Loading up on Antioxidants

The word antioxidants has been a nutrition buzz word from quite some time now but do you still find yourself wondering what it means? Here’s some background on what it means and how it’s good for our body’s.

What are antioxidants?

Antioxidants are naturally found in foods. An antioxidant can be:

  • A vitamin such as vitamins A, C or E
  • Plant chemicals like flavonoids and carotenoids
  • A mineral such as selenium

Antioxidants protect your body’s cells from damage that can occur our body. Cell damage happens naturally as you age or can happen when we are exposed to things like pollution or cigarette smoke. Cell damage can lead to common diseases like heart disease and diabetes. A diet rich in antioxidants can help lower your risk of these diseases

What foods have antioxidants?

Vegetables, fruit, whole grain bread, pasta and cereal, beans, lentils, nuts, seeds, vegetable oils, garlic, and green tea have antioxidants.

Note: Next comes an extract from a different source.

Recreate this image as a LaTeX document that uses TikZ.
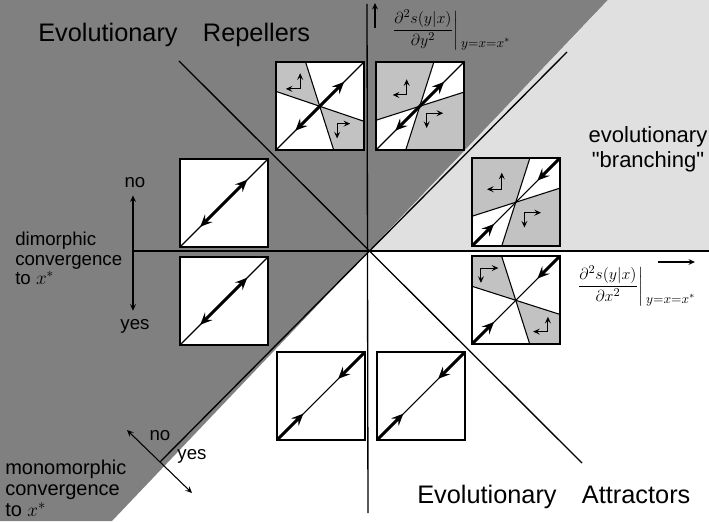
\documentclass[tikz,border=0pt]{standalone}
\usepackage{fontspec}
\setmainfont{Liberation Sans}
\newfontfamily\quotefont{Liberation Sans}
\usepackage{amsmath}
\usetikzlibrary{arrows.meta}
\usetikzlibrary{calc}

\definecolor{darkregion}{gray}{0.5}
\definecolor{lightregion}{gray}{0.88}
\definecolor{boxgray}{gray}{0.76}

\newcommand{\evalat}[1]{\raisebox{-9.5pt}{\fontsize{10}{12}\selectfont$#1$}}

\tikzset{
  bigtip/.tip={Stealth[length=9pt,width=8pt,inset=3.5pt]},
  smalltip/.tip={Stealth[length=5pt,width=4.5pt,inset=2pt]},
  phase/.style={minimum size=65.25pt, inner sep=0pt, fill=white},
  frame/.style={line width=1.4pt},
  axis/.style={line width=1pt},
  diag/.style={line width=0.8pt},
  fat/.style={line width=2.2pt},
  flow/.style={line width=0.7pt, smalltip-smalltip},
  bigtext/.style={font=\fontsize{19}{22}\selectfont, inner sep=0pt},
  sidetext/.style={font=\fontsize{14}{14.5}\selectfont, inner sep=0pt, align=left},
  mathlabel/.style={font=\fontsize{13}{15}\selectfont, inner sep=0pt, anchor=west},
}

\begin{document}
\begin{tikzpicture}[x=0.75pt, y=0.75pt]
    \useasboundingbox (-369,-270) rectangle (340,251);

    % Background regions
    \fill[darkregion] (-369,251) -- (239,251) -- (-257,-270) -- (-369,-270) -- cycle;
    \fill[lightregion] (239,251) -- (340,251) -- (340,0) -- (0,0) -- cycle;

    % Axes
    \coordinate (hstart) at (-236,0);
    \coordinate (hend) at (340,0);
    \coordinate (vtop) at (-2,247);
    \coordinate (vbot) at (-1,-262);
    \draw[axis] (hstart) -- (hend);
    \draw[axis] (vtop) -- (vbot);

    % Diagonals
    \coordinate (dlow) at (-209,-211);
    \coordinate (dhigh) at (198,199);
    \coordinate (alow) at (213,-212);
    \coordinate (ahigh) at (-190,190);
    \draw[axis] (dlow) -- (dhigh);
    \draw[axis] (ahigh) -- (alow);

    % Box A: repeller, gray corners
    \node[phase] (boxA) at (-49,145) {};
    \begin{scope}[shift={(boxA.south west)}, x=65.25pt, y=65.25pt]
      \fill[boxgray] (0,1) -- (0.34,1) -- (0.5,0.5) -- (0,0.67) -- cycle;
      \fill[boxgray] (1,0) -- (0.66,0) -- (0.5,0.5) -- (1,0.33) -- cycle;
      \draw[diag] (0.34,1) -- (0.66,0);
      \draw[diag] (0,0.67) -- (1,0.33);
      \draw[diag] (0,0) -- (1,1);
      \draw[fat, bigtip-bigtip] (0.22,0.22) -- (0.78,0.78);
      \draw[flow] (0.275,0.88) -- (0.275,0.70) -- (0.11,0.70);
      \draw[flow] (0.85,0.30) -- (0.70,0.30) -- (0.70,0.13);
    \end{scope}
    \draw[frame] (boxA.south west) rectangle (boxA.north east);

    % Box B: repeller, white wedges
    \node[phase] (boxB) at (51,145) {};
    \begin{scope}[shift={(boxB.south west)}, x=65.25pt, y=65.25pt]
      \fill[boxgray] (0,0) rectangle (1,1);
      \fill[white] (0.5,0.5) -- (0.66,1) -- (1,1) -- (1,0.66) -- cycle;
      \fill[white] (0.5,0.5) -- (0.34,0) -- (0,0) -- (0,0.34) -- cycle;
      \draw[diag] (0.34,0) -- (0.66,1);
      \draw[diag] (0,0.34) -- (1,0.66);
      \draw[diag] (0,0) -- (1,1);
      \draw[fat, bigtip-bigtip] (0.22,0.22) -- (0.78,0.78);
      \draw[flow] (0.35,0.81) -- (0.35,0.63) -- (0.19,0.63);
      \draw[flow] (0.77,0.42) -- (0.58,0.42) -- (0.58,0.25);
    \end{scope}
    \draw[frame] (boxB.south west) rectangle (boxB.north east);

    % Box C: attractor, white wedges
    \node[phase] (boxC) at (147,49) {};
    \begin{scope}[shift={(boxC.south west)}, x=65.25pt, y=65.25pt]
      \fill[boxgray] (0,0) rectangle (1,1);
      \fill[white] (0.5,0.5) -- (0.66,1) -- (1,1) -- (1,0.66) -- cycle;
      \fill[white] (0.5,0.5) -- (0.34,0) -- (0,0) -- (0,0.34) -- cycle;
      \draw[diag] (0.34,0) -- (0.66,1);
      \draw[diag] (0,0.34) -- (1,0.66);
      \draw[diag] (0,0) -- (1,1);
      \draw[fat, -bigtip] (0,0) -- (0.25,0.25);
      \draw[fat, -bigtip] (1,1) -- (0.75,0.75);
      \draw[flow] (0.34,0.84) -- (0.34,0.65) -- (0.17,0.65);
      \draw[flow] (0.79,0.38) -- (0.60,0.38) -- (0.60,0.21);
    \end{scope}
    \draw[frame] (boxC.south west) rectangle (boxC.north east);

    % Box D: attractor, gray corners
    \node[phase] (boxD) at (147,-49) {};
    \begin{scope}[shift={(boxD.south west)}, x=65.25pt, y=65.25pt]
      \fill[boxgray] (0,1) -- (0.34,1) -- (0.5,0.5) -- (0,0.66) -- cycle;
      \fill[boxgray] (1,0) -- (0.66,0) -- (0.5,0.5) -- (1,0.34) -- cycle;
      \draw[diag] (0.34,1) -- (0.66,0);
      \draw[diag] (0,0.66) -- (1,0.34);
      \draw[diag] (0,0) -- (1,1);
      \draw[fat, -bigtip] (0,0) -- (0.25,0.25);
      \draw[fat, -bigtip] (1,1) -- (0.75,0.75);
      \draw[flow] (0.30,0.87) -- (0.10,0.87) -- (0.10,0.70);
      \draw[flow] (0.87,0.31) -- (0.87,0.14) -- (0.70,0.14);
    \end{scope}
    \draw[frame] (boxD.south west) rectangle (boxD.north east);

    % Boxes E, F: dimorphic repellers
    \node[phase] (boxE) at (-145,48) {};
    \node[phase] (boxF) at (-145,-50) {};
    \foreach \b in {boxE, boxF} {
      \begin{scope}[shift={(\b.south west)}, x=65.25pt, y=65.25pt]
        \draw[diag] (0,0) -- (1,1);
        \draw[fat, bigtip-bigtip] (0.23,0.23) -- (0.77,0.77);
      \end{scope}
      \draw[frame] (\b.south west) rectangle (\b.north east);
    }

    % Boxes G, H: attractors
    \node[phase] (boxG) at (-48,-145) {};
    \node[phase] (boxH) at (52,-145) {};
    \foreach \b in {boxG, boxH} {
      \begin{scope}[shift={(\b.south west)}, x=65.25pt, y=65.25pt]
        \draw[diag] (0,0) -- (1,1);
        \draw[fat, -bigtip] (0,0) -- (0.30,0.30);
        \draw[fat, -bigtip] (1,1) -- (0.70,0.70);
      \end{scope}
      \draw[frame] (\b.south west) rectangle (\b.north east);
    }

    % Axis labels
    \coordinate (ytail) at (6,223);
    \coordinate (yhead) at (6,248);
    \draw[axis, -smalltip] (ytail) -- (yhead);
    \node[mathlabel] (ylabel) at (22,221)
      {$\left.\dfrac{\partial^2 s(y|x)}{\partial y^2}\right|\evalat{y{=}x{=}x^*}$};
    \coordinate (xtail) at (289,-11);
    \coordinate (xhead) at (326,-11);
    \draw[axis, -smalltip] (xtail) -- (xhead);
    \node[mathlabel] (xlabel) at (207,-35)
      {$\left.\dfrac{\partial^2 s(y|x)}{\partial x^2}\right|\evalat{y{=}x{=}x^*}$};

    % Region titles
    \node[bigtext, anchor=base west] (repellers) at (-331,209) {Evolutionary\quad Repellers};
    \node[bigtext, anchor=base west] (attractors) at (48,-252) {Evolutionary\quad Attractors};
    \node[font=\fontsize{16.5}{19}\selectfont, inner sep=0pt, align=center] (branching)
      at (279,102) {evolutionary\\{\quotefont"}branching{\quotefont"}};

    % Dimorphic convergence
    \node[sidetext, anchor=north west] (dimo) at (-354,19) {dimorphic\\convergence\\to $x^*$};
    \node[sidetext, anchor=base] (dno) at (-234,64) {no};
    \node[sidetext, anchor=base] (dyes) at (-234,-78) {yes};
    \draw[diag, smalltip-smalltip] ($(dno.south)+(-2,-8)$) -- ($(dyes.north)+(-2,8)$);

    % Monomorphic convergence
    \node[sidetext, anchor=north west, font=\fontsize{15}{15.5}\selectfont] (mono) at (-364,-209)
      {monomorphic\\convergence\\to $x^*$};
    \node[sidetext, anchor=base] (mno) at (-209,-189) {no};
    \node[sidetext, anchor=base] (myes) at (-177,-208) {yes};
    \coordinate (mtop) at (-242,-179);
    \coordinate (mbot) at (-177,-242);
    \draw[diag, smalltip-smalltip] (mtop) -- (mbot);
\end{tikzpicture}
\end{document}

Tips for getting more antioxidants

Vitamin C:

  • Add broccoli, spinach, Brussels sprouts, potatoes and red, yellow or green peppers to stir fry dishes or serve them with a low fat dip.
  • Add strawberries and raspberries to yogurt or a smoothie or mix them into a fruit salad.
  • Enjoy tropical fruit such as papaya, kiwis, grapefruits, guavas and mangos.

Vitamin E:

  • Sprinkle almonds and sunflower seeds on salads or add them to granola and cereal.
  • Add avocadoes to salads, sandwiches and wraps, smoothies or make a guacamole dip.
  • Choose fish at least twice a week. Mackerel, herring, salmon, halibut and tuna are good sources of vitamin E.

Flavonoids:

  • Choose green tea more often.
  • Add blueberries, raspberries and strawberries to cereal, yogurt, salads, low fat frozen yogurt or cottage cheese.
  • Add apples and red grapes to a green salad or fruit salad.

Selenium:

  • Make a mixed bean salad for an appetizer.
  • Bake fish like tilapia, cod, haddock or salmon in the oven.
  • Include meat, fish, shellfish, poultry, eggs and nuts throughout the day.

Carotenoids:

  • Have tomato sauce on top of whole wheat pasta or brown rice.
  • Roast or bake carrots, sweet potato and squash in the oven.
  • Make a tossed salad with spinach, kale and dark leafy vegetables.

Antioxidant info sourced from: http://www.eatrightontario.ca/en/Articles/Antioxidants/What-you-need-to-know-about-antioxidants.aspx

Kristin Harris is a registered dietitian with Kids Eat Smart Foundation Newfoundland and Labrador.